Soil Sensors

With all the different types of soil sensors and measurement technologies on the market and the different technologies that they employ, choosing the right one can be a confusing and time consuming process. Here we outline the different types of soil sensors available as well as their advantages and disadvantages.

Across the many different applications that soil sensors are used for, the primary attribute involved is soil moisture. Soil moisture sensors measure the volumetric water content in soil indirectly by using some other property of the soil, such as electrical resistance, dielectric constant, or interaction with neutrons as a proxy for the moisture content. The relation between the measured property and soil moisture must be calibrated and may vary depending on environmental factors such as soil type, temperature, and salinity (electrical conductivity).

Whereas soil moisture sensors measure volumetric water content, another class of sensors such as tensiometers and gypsum blocks measure water matric potential—the pressure it takes to pull water out of the soil.

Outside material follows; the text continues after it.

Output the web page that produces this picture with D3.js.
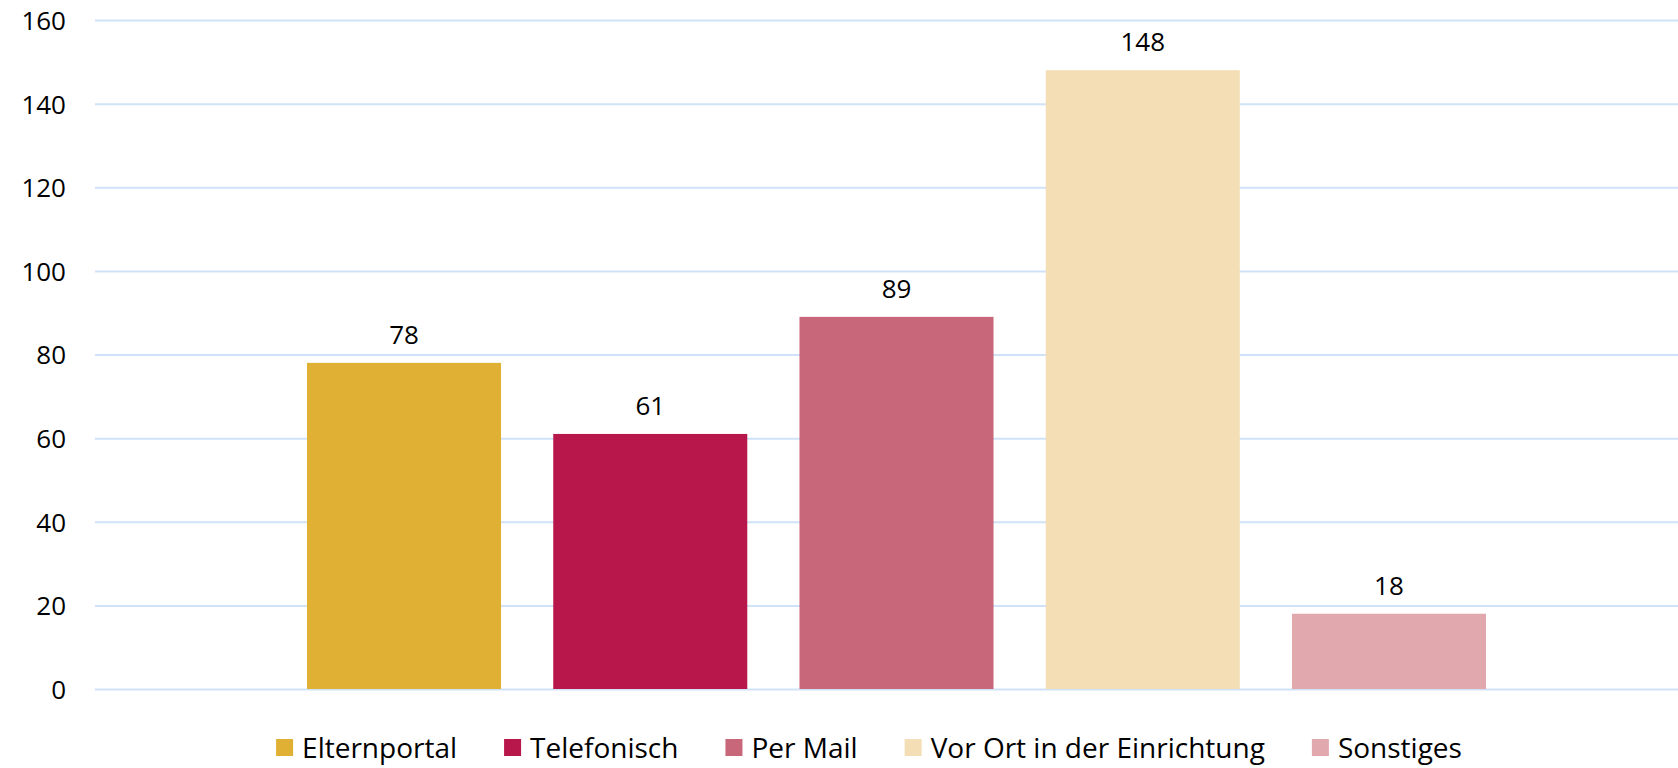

Determining Soil Moisture Content Without Sensors

A variety of techniques are available for direct measurement of soil water content and most of them are based on the fact that water is removed from soil by evaporation, leaching, or chemical reaction. One of the most common methods of soil water content determination is gravimetric method with oven drying. This method involves weighing a moist sample, oven drying it at 105°C for 24 to 48 hours, reweighing, and calculating the mass of water lost as a percentage of the mass of the dried soil.